Episode 201: Who Is Left To Be Inspired
Every time we are near an election, it feels like the outreach to Black voters is particularly lackluster, then after the election, we play the voter blame game. To discuss organizing on the ground 365 days a year and share strategies on inspiration, L. Joy brings a plaintiff in the redistricting case before the Supreme Court Merrill v. Milligan, Evan Milligan to the front of the class.
Homework:
**Get our family, friends, organizations, associates, ect. vote ready asap (verify voter registration, find out poll site, find out what is on the ballot). Share your vote plan with L. Joy
Find out about the case on Redistricting before the Supreme Court Merrill v. Milligan https://www.naacpldf.org/merrill-v-milligan-supreme-court/
Civic Engagement Tables are usually not for profit, non-partisan groups that may provide technical tools, training, and collaboration to do civic engagement around states/municipalities. Is there a civic engagement table in your area? Email L. Joy and let her know joy@sundaycivics.org
Check out Alabama state civic engagement table Alabama Forward https://alforward.org/
Check out State Voices https://www.statevoices.org/get-involved/
Our Guest:
Evan Milligan is the executive director of Alabama Forward, a statewide civic engagement table advancing efforts of nonpartisan organizations throughout Alabama to expand the voter base, protect voting rights, and make election systems as accessible as possible.

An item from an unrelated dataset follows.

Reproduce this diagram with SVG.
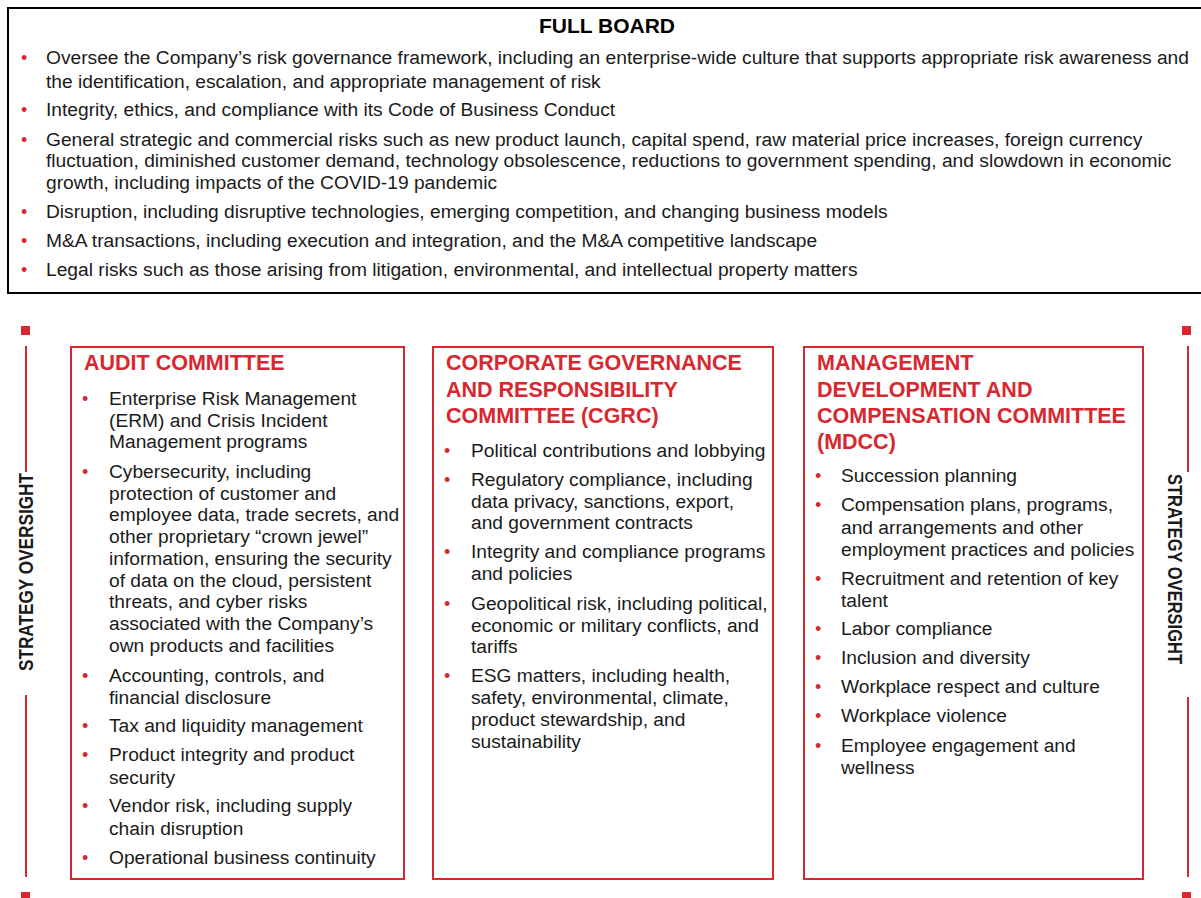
<svg xmlns="http://www.w3.org/2000/svg" width="1201" height="898" viewBox="0 0 1201 898">
<style>
.t{font-family:"Liberation Sans",Arial,sans-serif;font-size:19.2px;fill:#1a1a1a}
.b{font-family:"Liberation Sans",Arial,sans-serif;font-size:18px;fill:#d7282f}
.h{font-family:"Liberation Sans",Arial,sans-serif;font-size:21.5px;font-weight:bold;fill:#d7282f}
.ft{font-family:"Liberation Sans",Arial,sans-serif;font-size:21px;font-weight:bold;fill:#000}
.so{font-family:"Liberation Sans",Arial,sans-serif;font-size:20px;font-weight:bold;fill:#1a1a1a}
.box{fill:#fff;stroke:#d7282f;stroke-width:2}
.ln{stroke:#d7282f;stroke-width:2}
.sq{fill:#d7282f}
</style>
<rect width="1201" height="898" fill="#fff"/>
<g id="full-board">
<rect x="8" y="8" width="1200" height="285" fill="#fff" stroke="#000" stroke-width="2"/>
<text class="ft" x="607" y="33" text-anchor="middle">FULL BOARD</text>
<g class="b"><text x="21" y="64">•</text><text x="21" y="116">•</text><text x="21" y="146">•</text><text x="21" y="218">•</text><text x="21" y="247">•</text><text x="21" y="276">•</text></g>
<text class="t" x="46" y="64">Oversee the Company’s risk governance framework, including an enterprise-wide culture that supports appropriate risk awareness and</text>
<text class="t" x="46" y="88">the identification, escalation, and appropriate management of risk</text>
<text class="t" x="46" y="116">Integrity, ethics, and compliance with its Code of Business Conduct</text>
<text class="t" x="46" y="146">General strategic and commercial risks such as new product launch, capital spend, raw material price increases, foreign currency</text>
<text class="t" x="46" y="167">fluctuation, diminished customer demand, technology obsolescence, reductions to government spending, and slowdown in economic</text>
<text class="t" x="46" y="189">growth, including impacts of the COVID-19 pandemic</text>
<text class="t" x="46" y="218">Disruption, including disruptive technologies, emerging competition, and changing business models</text>
<text class="t" x="46" y="247">M&amp;A transactions, including execution and integration, and the M&amp;A competitive landscape</text>
<text class="t" x="46" y="276">Legal risks such as those arising from litigation, environmental, and intellectual property matters</text>
</g>
<g id="strategy-left">
<rect class="sq" x="21" y="326" width="9" height="9"/>
<line class="ln" x1="26" y1="346" x2="26" y2="472"/>
<line class="ln" x1="26" y1="695" x2="26" y2="877"/>
<rect class="sq" x="21" y="892" width="9" height="9"/>
<text class="so" transform="translate(33,572) rotate(-90)" text-anchor="middle" textLength="198" lengthAdjust="spacingAndGlyphs">STRATEGY OVERSIGHT</text>
</g>
<g id="strategy-right">
<rect class="sq" x="1182" y="326" width="9" height="9"/>
<line class="ln" x1="1188" y1="346" x2="1188" y2="472"/>
<line class="ln" x1="1188" y1="697" x2="1188" y2="877"/>
<rect class="sq" x="1182" y="892" width="9" height="9"/>
<text class="so" transform="translate(1168,569) rotate(90)" text-anchor="middle" textLength="190" lengthAdjust="spacingAndGlyphs">STRATEGY OVERSIGHT</text>
</g>
<g id="audit">
<rect class="box" x="71" y="347" width="333" height="532"/>
<text class="h" x="84" y="370">AUDIT COMMITTEE</text>
<g class="b"><text x="82" y="405">•</text><text x="82" y="478">•</text><text x="82" y="682">•</text><text x="82" y="732">•</text><text x="82" y="761">•</text><text x="82" y="812">•</text><text x="82" y="864">•</text></g>
<g class="t">
<text x="109" y="405">Enterprise Risk Management</text>
<text x="109" y="426.7">(ERM) and Crisis Incident</text>
<text x="109" y="448.4">Management programs</text>
<text x="109" y="478">Cybersecurity, including</text>
<text x="109" y="499.7">protection of customer and</text>
<text x="109" y="521.4">employee data, trade secrets, and</text>
<text x="109" y="543.1">other proprietary “crown jewel”</text>
<text x="109" y="564.8">information, ensuring the security</text>
<text x="109" y="586.5">of data on the cloud, persistent</text>
<text x="109" y="608.2">threats, and cyber risks</text>
<text x="109" y="629.9">associated with the Company’s</text>
<text x="109" y="651.6">own products and facilities</text>
<text x="109" y="682">Accounting, controls, and</text>
<text x="109" y="703.5">financial disclosure</text>
<text x="109" y="732">Tax and liquidity management</text>
<text x="109" y="761">Product integrity and product</text>
<text x="109" y="783.5">security</text>
<text x="109" y="812">Vendor risk, including supply</text>
<text x="109" y="834.5">chain disruption</text>
<text x="109" y="864">Operational business continuity</text>
</g>
</g>
<g id="cgrc">
<rect class="box" x="433" y="347" width="340" height="532"/>
<text class="h" x="446" y="370">CORPORATE GOVERNANCE</text>
<text class="h" x="446" y="397">AND RESPONSIBILITY</text>
<text class="h" x="446" y="423">COMMITTEE (CGRC)</text>
<g class="b"><text x="444" y="457">•</text><text x="444" y="486">•</text><text x="444" y="558">•</text><text x="444" y="610">•</text><text x="444" y="682">•</text></g>
<g class="t">
<text x="471" y="457">Political contributions and lobbying</text>
<text x="471" y="486">Regulatory compliance, including</text>
<text x="471" y="507.5">data privacy, sanctions, export,</text>
<text x="471" y="529">and government contracts</text>
<text x="471" y="558">Integrity and compliance programs</text>
<text x="471" y="580">and policies</text>
<text x="471" y="610">Geopolitical risk, including political,</text>
<text x="471" y="631.5">economic or military conflicts, and</text>
<text x="471" y="653">tariffs</text>
<text x="471" y="682">ESG matters, including health,</text>
<text x="471" y="704">safety, environmental, climate,</text>
<text x="471" y="726">product stewardship, and</text>
<text x="471" y="748">sustainability</text>
</g>
</g>
<g id="mdcc">
<rect class="box" x="804" y="347" width="339" height="532"/>
<text class="h" x="817" y="370">MANAGEMENT</text>
<text class="h" x="817" y="397">DEVELOPMENT AND</text>
<text class="h" x="817" y="423">COMPENSATION COMMITTEE</text>
<text class="h" x="817" y="449">(MDCC)</text>
<g class="b"><text x="815" y="482">•</text><text x="815" y="511">•</text><text x="815" y="585">•</text><text x="815" y="635">•</text><text x="815" y="664">•</text><text x="815" y="693">•</text><text x="815" y="722">•</text><text x="815" y="752">•</text></g>
<g class="t">
<text x="841" y="482">Succession planning</text>
<text x="841" y="511">Compensation plans, programs,</text>
<text x="841" y="533.5">and arrangements and other</text>
<text x="841" y="556">employment practices and policies</text>
<text x="841" y="585">Recruitment and retention of key</text>
<text x="841" y="606.5">talent</text>
<text x="841" y="635">Labor compliance</text>
<text x="841" y="664">Inclusion and diversity</text>
<text x="841" y="693">Workplace respect and culture</text>
<text x="841" y="722">Workplace violence</text>
<text x="841" y="752">Employee engagement and</text>
<text x="841" y="774">wellness</text>
</g>
</g>
</svg>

Milligan previously worked as a paralegal, law fellow, and program manager with the Equal Justice Initiative (EJI), a criminal defense/human rights law firm that also produces public narrative content regarding American's history of anti-Black violence and structural racism. Via that work with EJI, he participated in restorative justice oriented re-entry services, services for incarcerated clients, and also memorialization services recognizing the lives of Black victims of racial terror lynching. He was able to directly participate in the erection of 8-9 historical markers that acknowledge the lives of racial terror lynching victims in Texas, Tennessee, Florida, Alabama, Georgia, and Maryland.
He was as a policy advisor for Precinct One of the Harris County Commission (Houston, Texas), leading a research and proposal drafting effort that effectively argued for the establishment of community based violence interruption and hospital based violence prevention programs in Harris County/Houston.